• U.S.

POLITICAL NOTES: Vito & Mr. Wall Street

3 minute read
TIME

DON’T PAY RENT INCREASES. IF YOUR LANDLORD ASKS FOR A RENT INCREASE, REPORT HERE AND I SHALL HELP YOU FIGHT THE REAL ESTATE TRUST—Your Congressman Vito Marcantonio.

That promise, displayed across a two-story building on Manhattan’s upper First Avenue, meant more last week to the polyglot voters of slum-ridden East Harlem than any amount of campaign oratory. It was the reason thousands of them would turn out as usual next month to support the sardonic, sallow little man who has long been the, Communists’ most zealous congressional spokesman. It was the same formula which had made Vito Marcantonio the absolute boss of one of New York’s roughest, toughest congressional districts.

Lost Opportunity. This year there had been signs that rabble-rousing Vito Marcantonio’s Communist-line record would be enough to defeat him for reelection. He had lost the federal patronage which went with his onetime Republican and Democratic backing. He had lost the power of local handouts when New York’s Mayor William O’Dwyer booted his American Labor Party henchmen out of City Hall. But then both major parties had kicked away their one real chance of breaking Vito’s stranglehold by failing to combine against him.

Instead, they had both nominated their own candidates. The Republicans (and Liberals) had picked 35-year-old Navy Veteran John Ellis, who suffered from the political disadvantage of being a Wall Street broker and not living in the district he sought to represent. The Democrats had dug up a stumble-tongued electrical contractor and ward boss named John Morrissey, who likes to boast of his “farfetched knowledge of electricity.” By belaboring each other, as well as denouncing Marcantonio, they simply made Vito’s job easier.

Favors & Results. Meanwhile, Vito concentrated on dealing out favors to his constituents. Sitting in his grimy First Avenue headquarters, assisted by a battery of secretaries, he put in long, patient hours defending everything from eviction cases to felony raps for the Negroes, Italians and Puerto Ricans who make up almost half of the district’s voting lists.
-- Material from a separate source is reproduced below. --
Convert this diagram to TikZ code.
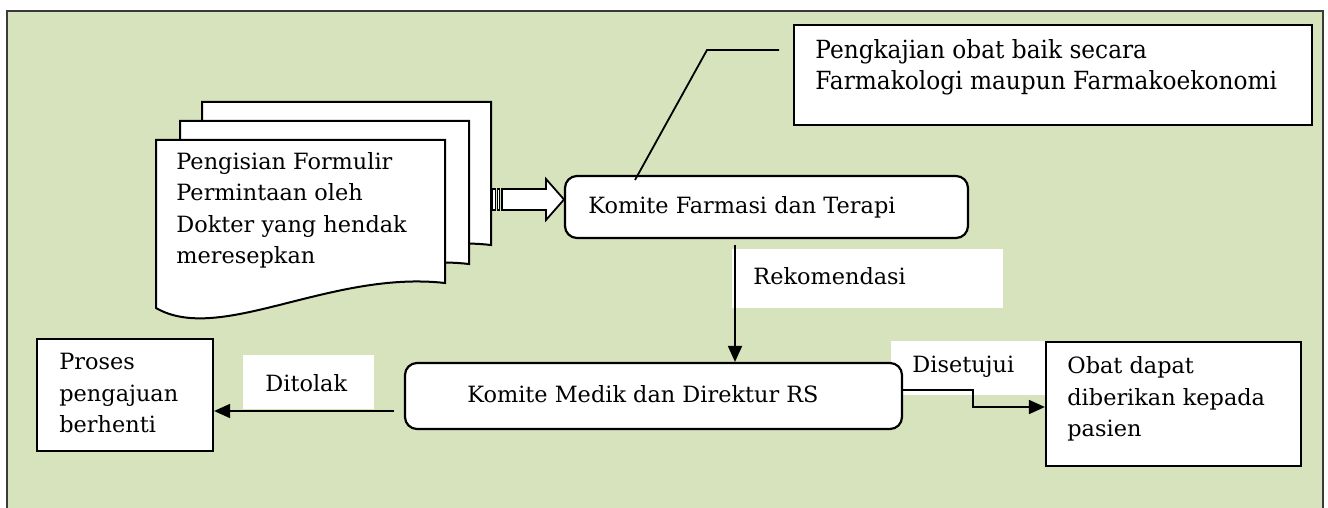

At night he clambered into an old Packard to stump the district, stopping at street-corner meetings to harangue the crowds from, an accompanying sound truck. Dressed in a dark, single-breasted suit, his voice rising to a strident shout, he switched smoothly from English to Italian to Spanish. With him went a top-hatted ventriloquist who called himself Mr. Wall Street and carried a tail-coated dummy representing Social Registerite John Ellis. Cried Marcantonio: “I’m doing something no candidate for office ever does. I’m introducing you to my opponent.”

Brushing off Candidate Morrissey as a testa di cappuccio (cabbage-head), Marcantonio flailed away at Ellis’ Wall Street background, lambasted the Marshall Plan as a plot against the workers of Italy. Who but Marcantonio, he shrilled, was fighting to bring new housing and lower prices to the voters? Flourishing a copy of the Social Register, he demanded: “Do you want the Four Hundred? Or do you want me, one of 140 million working Americans?” In a district where concrete results are more important than ideologies, the answer was not hard to find. With the opposition against him divided, the 18th would probably send Marc back to Congress for the seventh time.